§ Task description
Reproduce the listing below exactly, minus its pictures.

# start of Given data

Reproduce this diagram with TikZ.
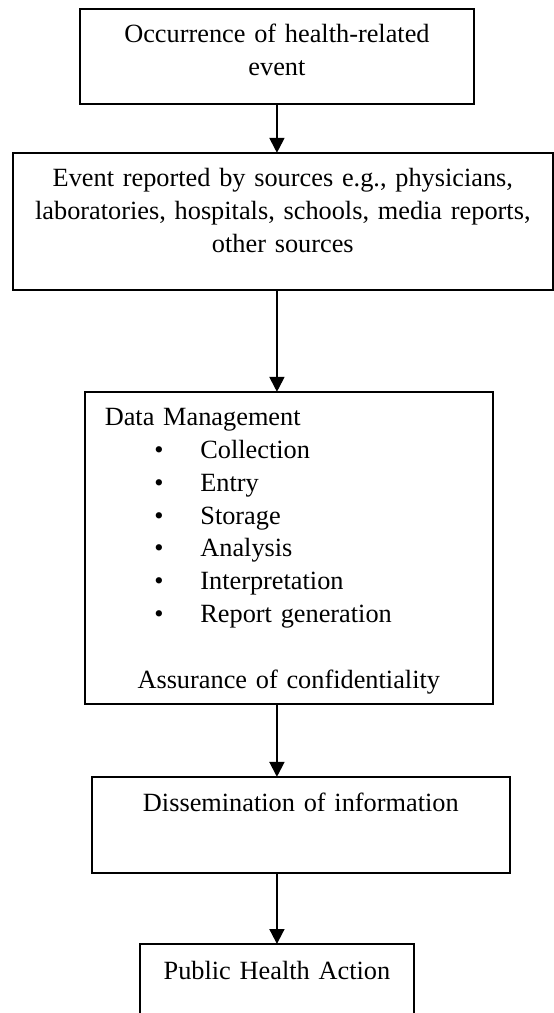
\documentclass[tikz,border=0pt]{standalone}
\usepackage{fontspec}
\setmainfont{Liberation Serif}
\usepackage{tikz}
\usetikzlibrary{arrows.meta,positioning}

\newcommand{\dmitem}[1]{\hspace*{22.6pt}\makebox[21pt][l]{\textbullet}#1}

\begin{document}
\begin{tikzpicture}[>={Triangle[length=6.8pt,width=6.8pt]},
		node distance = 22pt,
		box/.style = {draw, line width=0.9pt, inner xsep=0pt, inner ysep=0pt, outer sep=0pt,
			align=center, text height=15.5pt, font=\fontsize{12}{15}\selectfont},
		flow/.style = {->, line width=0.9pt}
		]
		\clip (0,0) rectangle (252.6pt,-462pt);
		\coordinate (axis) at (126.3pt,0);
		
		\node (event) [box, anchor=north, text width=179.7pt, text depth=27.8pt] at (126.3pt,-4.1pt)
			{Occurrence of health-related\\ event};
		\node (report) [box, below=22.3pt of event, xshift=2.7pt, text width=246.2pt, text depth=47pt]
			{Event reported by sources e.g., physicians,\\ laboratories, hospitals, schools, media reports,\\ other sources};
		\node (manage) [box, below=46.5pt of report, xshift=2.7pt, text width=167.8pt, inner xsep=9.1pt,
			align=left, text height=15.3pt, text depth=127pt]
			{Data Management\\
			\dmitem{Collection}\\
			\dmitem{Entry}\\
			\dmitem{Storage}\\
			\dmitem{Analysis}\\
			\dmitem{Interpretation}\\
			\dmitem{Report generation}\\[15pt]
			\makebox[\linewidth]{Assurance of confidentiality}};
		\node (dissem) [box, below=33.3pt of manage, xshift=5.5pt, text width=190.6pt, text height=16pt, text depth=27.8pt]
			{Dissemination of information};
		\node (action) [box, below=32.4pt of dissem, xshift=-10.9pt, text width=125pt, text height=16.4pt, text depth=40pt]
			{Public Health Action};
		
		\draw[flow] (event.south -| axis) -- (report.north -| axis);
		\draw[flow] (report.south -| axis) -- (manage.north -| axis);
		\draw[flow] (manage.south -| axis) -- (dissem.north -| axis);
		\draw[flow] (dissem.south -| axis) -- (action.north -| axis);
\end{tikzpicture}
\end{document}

# end of Given data

§ Reply
Reproduce this diagram with TikZ.
\documentclass[tikz,border=0pt]{standalone}
\usepackage{fontspec}
\setmainfont{Liberation Serif}
\usepackage{tikz}
\usetikzlibrary{arrows.meta,positioning}

\newcommand{\dmitem}[1]{\hspace*{22.6pt}\makebox[21pt][l]{\textbullet}#1}

\begin{document}
\begin{tikzpicture}[>={Triangle[length=6.8pt,width=6.8pt]},
		node distance = 22pt,
		box/.style = {draw, line width=0.9pt, inner xsep=0pt, inner ysep=0pt, outer sep=0pt,
			align=center, text height=15.5pt, font=\fontsize{12}{15}\selectfont},
		flow/.style = {->, line width=0.9pt}
		]
		\clip (0,0) rectangle (252.6pt,-462pt);
		\coordinate (axis) at (126.3pt,0);
		
		\node (event) [box, anchor=north, text width=179.7pt, text depth=27.8pt] at (126.3pt,-4.1pt)
			{Occurrence of health-related\\ event};
		\node (report) [box, below=22.3pt of event, xshift=2.7pt, text width=246.2pt, text depth=47pt]
			{Event reported by sources e.g., physicians,\\ laboratories, hospitals, schools, media reports,\\ other sources};
		\node (manage) [box, below=46.5pt of report, xshift=2.7pt, text width=167.8pt, inner xsep=9.1pt,
			align=left, text height=15.3pt, text depth=127pt]
			{Data Management\\
			\dmitem{Collection}\\
			\dmitem{Entry}\\
			\dmitem{Storage}\\
			\dmitem{Analysis}\\
			\dmitem{Interpretation}\\
			\dmitem{Report generation}\\[15pt]
			\makebox[\linewidth]{Assurance of confidentiality}};
		\node (dissem) [box, below=33.3pt of manage, xshift=5.5pt, text width=190.6pt, text height=16pt, text depth=27.8pt]
			{Dissemination of information};
		\node (action) [box, below=32.4pt of dissem, xshift=-10.9pt, text width=125pt, text height=16.4pt, text depth=40pt]
			{Public Health Action};
		
		\draw[flow] (event.south -| axis) -- (report.north -| axis);
		\draw[flow] (report.south -| axis) -- (manage.north -| axis);
		\draw[flow] (manage.south -| axis) -- (dissem.north -| axis);
		\draw[flow] (dissem.south -| axis) -- (action.north -| axis);
\end{tikzpicture}
\end{document}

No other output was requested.